Kaitkan Penegakan Hukum dengan Pemilukada
Oleh Frans Anggal
Kapolres Manggarai Barat (Mabar) Samsuri mengatakan, pihaknya tetap memproses hukum kasus eksplorasi tambang emas di Batu Gosok dan Tebedo. ”Kita sudah lakukan pemeriksaan terhadap saksi-saksi. Kita lakukan secara profesional, sesuai dengan aturan. Kapolda (NTT) sudah sampaikan ini kepada saya. Hanya, waktunya masih panjang” (Flores Pos Senin 29 Maret 2010).
Ada kalimat ’menarik’ di sini. Yakni: ”kita lakukan secara profesional”, namun ”waktunya masih panjang”. Kenapa masih panjang? Karena proses hukum kasus ini dikaitkan dengan pemilukada. Kapolres ajak semua pihak sukseskan pemilukada. Yang gagalkan akan diproses secara hukum.

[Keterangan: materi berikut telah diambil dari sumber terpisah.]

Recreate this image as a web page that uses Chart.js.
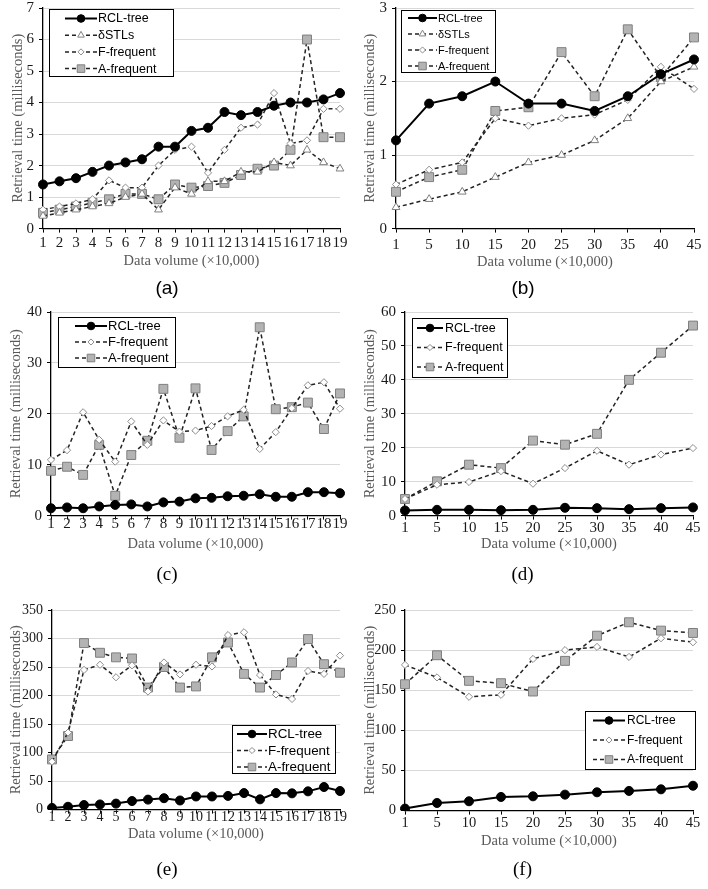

Kita menolak tegas pengaitan seperti ini. Ada mindset sesat di baliknya. Pemilukada dianggap lebih penting daripada penegakan hukum. Politik lebih tinggi, dan karena itu hukum harus mengalah. Ritus politik harus tepat waktu, sedangkan penegakan hukum boleh bertele-tele, ditunda-tunda, atau dalam bahasa kapolres ”waktunya masih panjang”.
Kalau benar demikian prinsipnya, Polres Mabar mesti konsisten. Demi lancar, aman, tertib, dan suksesnya pemilukada, penegakan hukum bagi kasus apa saja boleh ditunda-tunda. Kalau ada yang babat hutan, pelakunya tidak harus segera ditangkap, karena ”waktunya masih panjang”, tunggu selesai pemilukada.
Dalam kenyataan, justru tidak begitu. Banyak pelaku pembalakan liar ditangkap, ditahan, dijadikan tersangka. Kenapa mereka tidak diperlakukan seperti Bupati Pranda dan kuasa pertambangan yang jangankan ditangkap, diperiksa saja belum? Inkonsistensi ini menunjukkan, pemilukada bukanlah alasan tepat menunda penegakan hukum. Kalau begitu? Pemilukada sedang dijadikan tameng bagi diskriminasi perlakukan hukum.
Seandainya Fidelis Pranda bukan bupati dan bukan incumbent yang sedang siap bertarung dalam pemilukada, ceritanya pasti lain. Seandaianya dia itu orang kecil, perlakuan terhadapnya pasti sama dengan perlakuan terhadap banyak pelaku pembalakan liar yang sudah ditangkap, ditahan, dan ditetapan jadi tersangka. Karena dia bupati, dia belum diperiksa. Karena dia incumbent, maka ”waktunya masih panjang”.
Waktunya masih panjang, padahal selama ini sudah berkepanjangan. Geram melaporkan kasus Batu Gosok dan Tebedo pada 14 September 2009. Enam bulan berlalu. Hasilnya? Kapolres Samsuri katakan, banyak saksi sudah diperiksa. Dalam kasus Batu Gosok 11 saksi, dalam kasus Tebedo 17 saksi. Banyak memang, tapi itu hanya para pihak terkait, bukan pihak yang paling bertanggung jawab. Bupati Pranda pemberi izin ilegal eksplorasi tambang emas itu belum diperiksa. Kuasa pertambangan pelaku eksplorasi ilegal pun demikian.
Inikah kerja profesional menurut Kapolres Samsuri? Jelas tidak. Enam bulan itu terlalu lama. Kenapa? Tindak pelanggaran hukum dalam kedua kasus ini sangat jelas. Pelaku pelanggarannya sangat jelas. Bukti dan dampaknya pun sangat jelas, bahkan kasatmata. Ibarat bubur, kedua kasus ini bubur dingin, bukan bubur panas. Maka, untuk menghabiskannya, tidak perlu berlama-lama menyenduk dari pinggir. Bisa langsung ke tengah, ke inti, ke Bupati Pranda dan kuasa pertambangan. Tapi, polres tidak lakukan itu.
Enam bulan lewat, sekarang kapolres kaitkan proses hukum itu dengan pemilukada. Selain dilatari mindset sesat, pengaitan tersebut memperlambat proses hukum. Juga, menginjak-injak keadilan. Karena, ini hanya akan menguntungkan nila setitik yang justru sudah merusak susu sebelanga.